Why Low Humidity in Your Home Is a Problem
The relative humidity in your home’s indoor air is measured by the percentage detailing the amount of ambient moisture that is in the air. The lower this percentage is, the drier your indoor air. Humans are most comfortable when the relative humidity level rests between 30–50%.
Anything below the 30% range means any moisture that exists will be leeched from your surroundings by the dry air. This includes your body as well—you may notice exceptionally dry skin that’s become red or itchy. Low humidity also creates static electricity, and dries out your sinuses to make you and your family more susceptible to germs. This is particularly harmful for people with allergies and asthma.
Unfortunately, running your HVAC system only adds to the problem. Take your AC for instance—cooling your home’s indoor air causes the moisture in it to coalesce into liquid droplets, and this condensation leaves your home through a drain line. So any moisture that was in your home is not gone, leaving your home particularly dry.

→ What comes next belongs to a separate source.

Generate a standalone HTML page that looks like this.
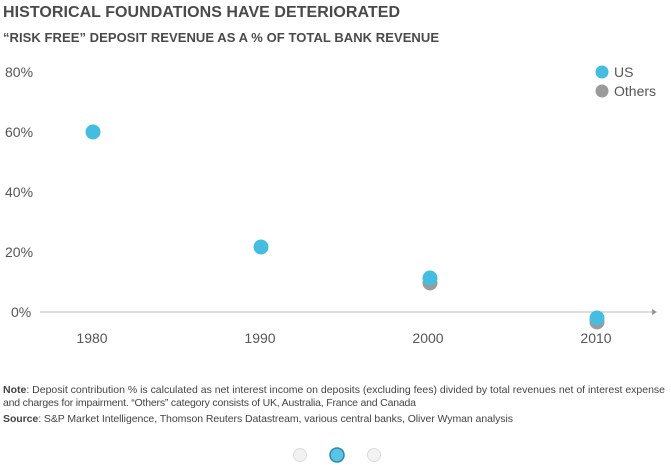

The Power of a Whole-Home Humidifier
A humidifier is actually a simple system when you think about it. It consists of a wick or pad, which is fed water by a reservoir. A fan blows over the top of the pad, sending moisture through the air and the ductwork, into your heating and cooling system air.
With a whole-house system rather than a portable humidifier, the level of moisture can be adjusted to suit your specific needs, allowing you to retain comfort levels in your home no matter what the weather may be outside. A whole-house humidifier offers a number of benefits, such as:
- Fighting off static cling: Sure, this doesn’t seem like a big problem in the grand scheme of things, and can actually be pretty amusing in some cases. However, the painful feeling of being shocked gets old real quick, and a humidifier is the answer.
- Lowering the risk of illness: Dryness affects more than just the air. When you have dry air, it also sucks up moisture from your mucus membranes, making it harder for you to find off illnesses like the cold or flu.
- Healthier skin: As we mentioned above, dry air can leave your hands chapped, as well as painful. Humidifiers help cut down on irritating skin problems, and for even the healthiest person can be beneficial.